Wednesday, May 22, 2013

WW3; What I've Learned

I used to have a dog. I used to be neurotic. I used to be greasy and short and skinny. I also used to get a decent amount of attention from boys, I think because I excrete a lot of pheromones. I’m pretty sure that’s it because I’m doubly sure that I smelled a bit, too.
I am a…Ninja, sort of. I could wander around the school, eat my lunch outside on the grass or just sit around pretty much anywhere and no one would tell me I didn’t belong.  I could also be in a group, even talk with a bunch of people and have that group forget I was there. I chalk it up to choosing not to have much presence. It can become very annoying and I can’t always turn it off, I especially couldn’t in high school. Good camouflage doesn’t just disappear. You’ve got to know it’s there before you can take it off. You also have to know how to take it off and that’s something that I, with all my fears and causes for annoyance, was not so good at figuring out how to do.

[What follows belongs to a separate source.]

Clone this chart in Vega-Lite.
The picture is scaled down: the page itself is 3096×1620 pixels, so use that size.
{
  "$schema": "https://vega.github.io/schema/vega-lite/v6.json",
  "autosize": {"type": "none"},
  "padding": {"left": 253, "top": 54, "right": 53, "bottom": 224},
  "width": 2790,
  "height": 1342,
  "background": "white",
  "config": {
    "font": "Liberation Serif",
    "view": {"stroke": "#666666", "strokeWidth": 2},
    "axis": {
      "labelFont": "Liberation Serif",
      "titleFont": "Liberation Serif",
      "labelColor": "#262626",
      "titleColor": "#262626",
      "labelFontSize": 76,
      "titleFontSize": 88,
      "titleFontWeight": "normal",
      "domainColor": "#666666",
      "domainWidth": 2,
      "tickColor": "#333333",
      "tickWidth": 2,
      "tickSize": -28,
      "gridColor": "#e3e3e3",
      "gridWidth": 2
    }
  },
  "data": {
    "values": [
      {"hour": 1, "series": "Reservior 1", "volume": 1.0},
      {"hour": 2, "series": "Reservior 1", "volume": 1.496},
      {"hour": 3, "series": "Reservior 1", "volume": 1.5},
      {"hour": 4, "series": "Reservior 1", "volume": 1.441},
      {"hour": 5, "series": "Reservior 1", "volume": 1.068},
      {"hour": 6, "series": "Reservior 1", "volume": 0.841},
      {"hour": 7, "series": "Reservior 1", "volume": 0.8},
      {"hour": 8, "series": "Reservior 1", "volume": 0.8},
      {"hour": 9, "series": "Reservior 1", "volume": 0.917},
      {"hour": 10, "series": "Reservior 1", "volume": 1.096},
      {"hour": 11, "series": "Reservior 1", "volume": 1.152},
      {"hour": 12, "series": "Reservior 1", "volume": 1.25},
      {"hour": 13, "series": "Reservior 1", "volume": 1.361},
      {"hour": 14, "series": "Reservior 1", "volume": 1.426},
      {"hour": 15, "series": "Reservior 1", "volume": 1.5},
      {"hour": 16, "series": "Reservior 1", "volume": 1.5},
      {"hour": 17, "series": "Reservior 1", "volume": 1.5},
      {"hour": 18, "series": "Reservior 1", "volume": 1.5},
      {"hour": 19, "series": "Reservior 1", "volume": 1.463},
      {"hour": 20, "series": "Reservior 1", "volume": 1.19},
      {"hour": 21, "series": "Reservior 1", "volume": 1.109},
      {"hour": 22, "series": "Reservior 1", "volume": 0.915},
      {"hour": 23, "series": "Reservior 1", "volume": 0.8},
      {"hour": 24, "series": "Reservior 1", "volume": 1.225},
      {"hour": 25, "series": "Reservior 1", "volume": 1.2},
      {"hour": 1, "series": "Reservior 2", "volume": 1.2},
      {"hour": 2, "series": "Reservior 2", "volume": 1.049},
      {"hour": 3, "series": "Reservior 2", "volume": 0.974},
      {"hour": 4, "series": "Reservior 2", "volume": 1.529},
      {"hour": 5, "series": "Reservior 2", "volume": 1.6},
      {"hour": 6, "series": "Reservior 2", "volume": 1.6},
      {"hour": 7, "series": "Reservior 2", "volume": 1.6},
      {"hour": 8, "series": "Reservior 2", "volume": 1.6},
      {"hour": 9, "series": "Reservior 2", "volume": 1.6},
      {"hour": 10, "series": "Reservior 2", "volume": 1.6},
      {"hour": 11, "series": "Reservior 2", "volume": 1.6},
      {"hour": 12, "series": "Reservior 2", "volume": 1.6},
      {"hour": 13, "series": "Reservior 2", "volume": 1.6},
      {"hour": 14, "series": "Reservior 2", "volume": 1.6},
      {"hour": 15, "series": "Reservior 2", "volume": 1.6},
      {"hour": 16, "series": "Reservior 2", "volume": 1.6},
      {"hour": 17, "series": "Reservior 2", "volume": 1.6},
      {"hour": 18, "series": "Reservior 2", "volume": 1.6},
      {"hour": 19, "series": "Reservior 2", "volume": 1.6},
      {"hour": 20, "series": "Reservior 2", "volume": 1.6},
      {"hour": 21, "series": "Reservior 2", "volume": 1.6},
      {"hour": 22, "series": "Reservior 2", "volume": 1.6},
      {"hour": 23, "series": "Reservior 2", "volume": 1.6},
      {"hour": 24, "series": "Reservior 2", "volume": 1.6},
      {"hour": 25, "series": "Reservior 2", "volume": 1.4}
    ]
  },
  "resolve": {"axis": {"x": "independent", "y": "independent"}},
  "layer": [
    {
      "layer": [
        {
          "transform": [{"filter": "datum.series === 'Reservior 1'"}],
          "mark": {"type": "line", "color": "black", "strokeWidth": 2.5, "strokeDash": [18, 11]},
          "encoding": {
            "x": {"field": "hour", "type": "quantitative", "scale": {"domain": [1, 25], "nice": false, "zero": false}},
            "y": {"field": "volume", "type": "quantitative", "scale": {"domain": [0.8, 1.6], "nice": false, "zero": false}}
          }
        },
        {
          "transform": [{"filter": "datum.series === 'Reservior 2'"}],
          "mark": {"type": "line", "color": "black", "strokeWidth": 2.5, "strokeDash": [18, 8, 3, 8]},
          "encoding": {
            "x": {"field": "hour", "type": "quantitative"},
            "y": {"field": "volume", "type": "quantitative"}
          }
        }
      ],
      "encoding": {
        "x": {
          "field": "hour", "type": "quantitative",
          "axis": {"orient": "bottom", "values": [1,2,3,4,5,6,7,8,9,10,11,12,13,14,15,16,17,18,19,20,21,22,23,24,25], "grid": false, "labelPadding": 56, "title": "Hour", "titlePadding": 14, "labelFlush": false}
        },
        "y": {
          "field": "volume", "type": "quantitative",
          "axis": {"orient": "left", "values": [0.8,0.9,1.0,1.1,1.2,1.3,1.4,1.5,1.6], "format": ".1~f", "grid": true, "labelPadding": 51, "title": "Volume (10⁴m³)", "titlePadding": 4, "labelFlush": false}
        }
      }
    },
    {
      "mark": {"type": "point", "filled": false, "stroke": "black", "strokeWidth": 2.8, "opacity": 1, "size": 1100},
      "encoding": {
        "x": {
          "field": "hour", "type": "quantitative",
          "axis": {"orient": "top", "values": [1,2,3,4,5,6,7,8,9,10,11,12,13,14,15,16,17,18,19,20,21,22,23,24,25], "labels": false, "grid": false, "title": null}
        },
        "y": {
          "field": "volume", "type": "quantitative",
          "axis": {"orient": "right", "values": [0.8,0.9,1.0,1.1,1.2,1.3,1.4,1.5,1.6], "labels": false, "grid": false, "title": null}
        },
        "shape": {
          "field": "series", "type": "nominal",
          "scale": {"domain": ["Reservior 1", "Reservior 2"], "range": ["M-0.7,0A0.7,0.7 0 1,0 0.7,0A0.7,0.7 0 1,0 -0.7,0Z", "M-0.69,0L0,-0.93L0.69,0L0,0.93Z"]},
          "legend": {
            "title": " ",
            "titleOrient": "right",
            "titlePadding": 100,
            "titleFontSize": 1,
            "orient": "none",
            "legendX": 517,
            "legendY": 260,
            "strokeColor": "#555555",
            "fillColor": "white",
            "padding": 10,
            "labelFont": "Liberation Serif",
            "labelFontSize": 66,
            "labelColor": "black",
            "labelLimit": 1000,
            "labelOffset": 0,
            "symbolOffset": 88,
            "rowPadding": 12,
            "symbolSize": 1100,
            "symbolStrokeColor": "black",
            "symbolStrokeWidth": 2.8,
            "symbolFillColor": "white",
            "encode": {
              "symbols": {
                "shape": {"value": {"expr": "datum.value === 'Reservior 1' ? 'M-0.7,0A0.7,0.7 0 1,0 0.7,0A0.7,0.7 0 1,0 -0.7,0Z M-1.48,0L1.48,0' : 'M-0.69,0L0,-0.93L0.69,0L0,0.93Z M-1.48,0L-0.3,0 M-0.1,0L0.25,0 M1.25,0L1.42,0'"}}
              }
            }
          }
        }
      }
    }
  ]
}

High school was fun for me, after the first year, when I panicked and despite the two middle years when I just decided not to struggle too hard against my mediocre grades since trying made me too worried to function very well. My dog was one of the few nice things, my selfish, long-haired, cat-like dog who never wanted to hang close to you unless you were constantly petting him. Still I loved the dog, even though he was a daily reminder that people won’t get close to you unless they want something from you. Of course, that’s true and it’s not some horrible thing that limits my regard for the human and animal races. Life is based on giving and receiving things. We are pack animals. We gain good feelings from giving things but we don’t always like to give. Sometimes someone has to give something back.
It’s a terrible thing to just be happy with giving, unless you have some limits. It’s a terrible thing to be unselfish, unless you can decide when you must be selfish. Being nice is good. Being selfless and infinitely forgiving may be very nice for cultivating inner peace but it can backfire. We are built on a sequence of pushing and being pushed and those that are only pushed, are likely to get pushed much farther towards the edge. You must limit, otherwise, it’s hard for those that take to know how much is too much. I’m not saying they mean to, only that standards are based on experience.
I like knowing this. I like not believing that people will automatically give you what you want, like some people do, even if it is true for them. (Pushing and being pushed again.) I like not to demand too much, though I often fail. I suppose I could just demand what some believe to be their fair share, but I’d feel like an ass, so I don’t.
I’m less smelly and greasy now. I’m less nervous. I’ve learned several things. Of course, that is a sign of progress but I’d like to learn so much more still.
I’m rambling. Hey, look, I’m putting myself to sleep.  Whatever you believe, fine. What I have said is pretty obvious. It’s just how much you simplify it.